Maandag, 6 augustus worden we 's morgens met een auto
opgehaald en gaan op bezoek bij één van de Egyptische studievrienden die
schoenen en tassen maakt naar Italiaanse voorbeelden. Uiteraard met
Egyptische arbeidskrachten een stuk goedkoper en bovendien krijgen we nog
30% korting aangeboden. Er is ruim keus in fraaie modellen en zo worden
een paar schoenen en een handtas aangeschaft voor weinig geld. Toen naar
een grote supermarkt waar we weer groot levensmiddelen hebben ingeslagen.
Voor ons zo anders om alles uit handen te geven. Zelf het tasje met
schoenen wordt naar de auto gedragen. Boodschappen pak je niet zelf in en
als je een ijsje onderweg koopt toeter je naar een ijssalon. Mensen komen
aanrennen en met een fooi van 50 piaster (nog geen 35 cent) is men dik
tevreden. In de jachthaven worden de boodschappen naar de boot gedragen.

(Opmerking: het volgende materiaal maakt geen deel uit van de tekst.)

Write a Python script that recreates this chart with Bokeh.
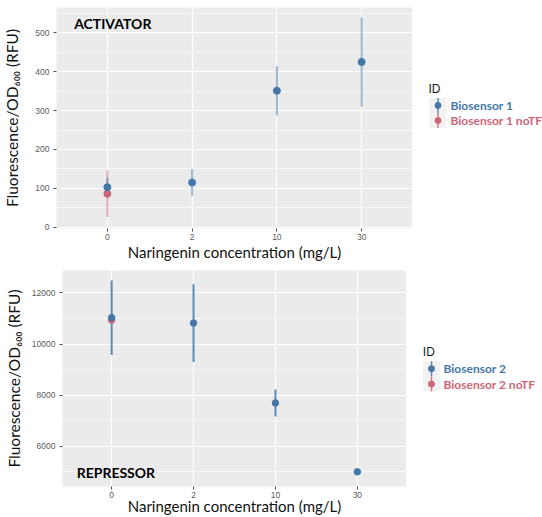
from bokeh.plotting import figure
from bokeh.models import FactorRange, Range1d, SingleIntervalTicker, ColumnDataSource
from bokeh.transform import dodge
from bokeh.layouts import column, row
from bokeh.embed import file_html
from bokeh.resources import INLINE
from bokeh.core.properties import value

# ---------------- data ----------------
conc = ["0", "2", "10", "30"]

# Activator panel
act_bs1_mean = [103, 115, 351, 425]
act_bs1_sd = [25, 34, 63, 115]
act_ntf_conc = ["0"]
act_ntf_mean = [86]
act_ntf_sd = [60]

# Repressor panel
rep_bs2_mean = [11030, 10820, 7690, 4990]
rep_bs2_sd = [1460, 1520, 530, 60]
rep_ntf_conc = ["0"]
rep_ntf_mean = [10940]
rep_ntf_sd = [120]

legend_top = ["Biosensor 1", "Biosensor 1 noTF"]
legend_bot = ["Biosensor 2", "Biosensor 2 noTF"]

BLUE = "#4477AA"
RED = "#CC6677"
PANEL = "#EBEBEB"
TITLE_FONT = "Lato"
TICK_FONT = "Liberation Sans"
YTITLE = "Fluorescence/OD\u2086\u2080\u2080 (RFU)"
XTITLE = "Naringenin concentration (mg/L)"


def panel(width, height, yr, bl, bt, bb, ticker_int, ylab_standoff, xlab_standoff,
          blue_x, blue_m, blue_s, red_x, red_m, red_s, seg_alpha, pt_size,
          tag, tag_dx, tag_y):
    p = figure(width=width, height=height,
               x_range=FactorRange(factors=conc, range_padding=0.1,
                                   range_padding_units="absolute"),
               y_range=Range1d(*yr),
               output_backend="svg", toolbar_location=None,
               min_border_left=bl, min_border_right=0,
               min_border_top=bt, min_border_bottom=bb)
    p.background_fill_color = PANEL
    p.border_fill_color = "white"
    p.outline_line_color = None

    p.yaxis.ticker = SingleIntervalTicker(interval=ticker_int, num_minor_ticks=2)
    for ax in (p.xaxis, p.yaxis):
        ax.axis_line_color = None
        ax.major_tick_line_color = "#4D4D4D"
        ax.major_tick_in = 0
        ax.major_tick_out = 3
        ax.minor_tick_line_color = None
        ax.major_label_text_font = TICK_FONT
        ax.major_label_text_font_size = "8.5px"
        ax.major_label_text_color = "#5A5A5A"
        ax.axis_label_text_font = TITLE_FONT
        ax.axis_label_text_font_style = "normal"
        ax.axis_label_text_color = "#111111"
    p.xaxis.axis_label_text_font_size = "15px"
    p.yaxis.axis_label_text_font_size = "15.5px"
    p.xaxis.major_label_standoff = 2
    p.yaxis.major_label_standoff = 3
    p.xaxis.axis_label_standoff = xlab_standoff
    p.yaxis.axis_label_standoff = ylab_standoff
    p.xaxis.axis_label = XTITLE
    p.yaxis.axis_label = YTITLE

    p.xgrid.grid_line_color = "white"
    p.xgrid.grid_line_width = 1.2
    p.ygrid.grid_line_color = "white"
    p.ygrid.grid_line_width = 1.2
    p.ygrid.minor_grid_line_color = "white"
    p.ygrid.minor_grid_line_width = 0.6

    blue = ColumnDataSource(dict(
        x=blue_x, m=blue_m,
        lo=[m - s for m, s in zip(blue_m, blue_s)],
        hi=[m + s for m, s in zip(blue_m, blue_s)]))
    red = ColumnDataSource(dict(
        x=red_x, m=red_m,
        lo=[m - s for m, s in zip(red_m, red_s)],
        hi=[m + s for m, s in zip(red_m, red_s)]))

    p.segment(x0="x", y0="lo", x1="x", y1="hi", source=red,
              line_color=RED, line_alpha=seg_alpha, line_width=2)
    p.segment(x0="x", y0="lo", x1="x", y1="hi", source=blue,
              line_color=BLUE, line_alpha=seg_alpha, line_width=2)
    p.scatter(x="x", y="m", source=red, size=pt_size,
              fill_color=RED, line_color=RED)
    p.scatter(x="x", y="m", source=blue, size=pt_size,
              fill_color=BLUE, line_color=BLUE)

    tsrc = ColumnDataSource(dict(x=[conc[0]], y=[tag_y], t=[tag]))
    p.text(x=dodge("x", tag_dx, range=p.x_range), y="y", text="t", source=tsrc,
           text_font=value(TITLE_FONT), text_font_style="bold",
           text_font_size="14px", text_color="black",
           text_align="left", text_baseline="middle")
    return p


def legend_fig(width, height, labels, id_xy, box, mx, rows, lx, seg_alpha, pt_size):
    lg = figure(width=width, height=height,
                x_range=Range1d(0, width), y_range=Range1d(height, 0),
                output_backend="svg", toolbar_location=None,
                x_axis_location=None, y_axis_location=None,
                min_border=0)
    lg.grid.visible = False
    lg.outline_line_color = None
    lg.background_fill_color = "white"
    lg.border_fill_color = "white"

    lg.text(x=[id_xy[0]], y=[id_xy[1]], text=["ID"],
            text_font=value(TICK_FONT), text_font_size="12px",
            text_color="#1A1A1A", text_align="left", text_baseline="middle")
    lg.quad(left=[box[0]], right=[box[1]], top=[box[2]], bottom=[box[3]],
            fill_color="#F2F2F2", line_color=None)
    half = (box[3] - box[2]) / 4.0
    cols = [BLUE, RED]
    for (ry, c, lab) in zip(rows, cols, labels):
        lg.segment(x0=[mx], y0=[ry - half], x1=[mx], y1=[ry + half],
                   line_color=c, line_alpha=seg_alpha, line_width=1.5)
        lg.scatter(x=[mx], y=[ry], size=pt_size, fill_color=c, line_color=c)
        lg.text(x=[lx], y=[ry], text=[lab],
                text_font=value(TITLE_FONT), text_font_style="bold",
                text_font_size="12px", text_color=c,
                text_align="left", text_baseline="middle")
    return lg


p1 = panel(412, 264, (-3.3, 565.1), 55, 7, 36, 100, 11, 0,
           conc, act_bs1_mean, act_bs1_sd,
           act_ntf_conc, act_ntf_mean, act_ntf_sd, 0.5, 7,
           "ACTIVATOR", -0.392, 524.7)
lg1 = legend_fig(130, 264, legend_top, (16, 97), (17, 34, 108, 144), 25.5,
                 (117, 135), 38, 0.85, 6)

p2 = panel(406, 253, (4415.5, 12881.6), 62, 6, 30, 2000, 6, -4,
           conc, rep_bs2_mean, rep_bs2_sd,
           rep_ntf_conc, rep_ntf_mean, rep_ntf_sd, 0.85, 6.5,
           "REPRESSOR", -0.427, 4948)
lg2 = legend_fig(136, 253, legend_bot, (16.3, 96), (16.5, 33.5, 106, 141), 25,
                 (115, 133), 37, 0.85, 6)

layout = column(row(p1, lg1), row(p2, lg2))
open("out.html", "w").write(file_html(layout, INLINE))
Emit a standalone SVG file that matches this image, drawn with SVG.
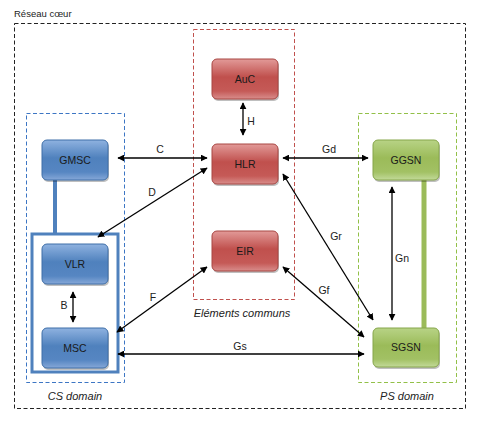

We gaan het nog leuk vinden! 's Avonds mengen we ons weer in het
Egyptische gezelschap. We hebben nu ontdekt dat ze de hele zomer lang
dagelijks, laat in de avond bij elkaar komen in de jachtclub om samen te
eten. Met gekruide rijst gevulde kleine eend krijgen we nu. De darmen van
Anne zijn al volledig van slag maar het is onmogelijk om eten te weigeren.
We worden na afloop uitgenodigd om met Mustafa en zijn familie mee naar
huis te gaan en worden dan morgenvroeg weer terug gebracht. Het lijkt ons
leuk om eens in een Egyptische huishouding te kijken. Als we van boord
stappen glijdt Anne uit en valt tussen wal en schip. Gelukkig is de
mobiele telefoon in de nieuwe tas ongedeerd gebleven, de rest is
overkoombaar. Het is een knap stuk rijden met z'n 9-en in de auto. Een
nieuw villadorp gebouwd op een stukje drooggelegd meer wat achter
Alexandrië ligt. Een prachtige villa maar helaas is de airco stuk. Het
wordt een warme nacht met een aantal spoedexpedities naar het toilet.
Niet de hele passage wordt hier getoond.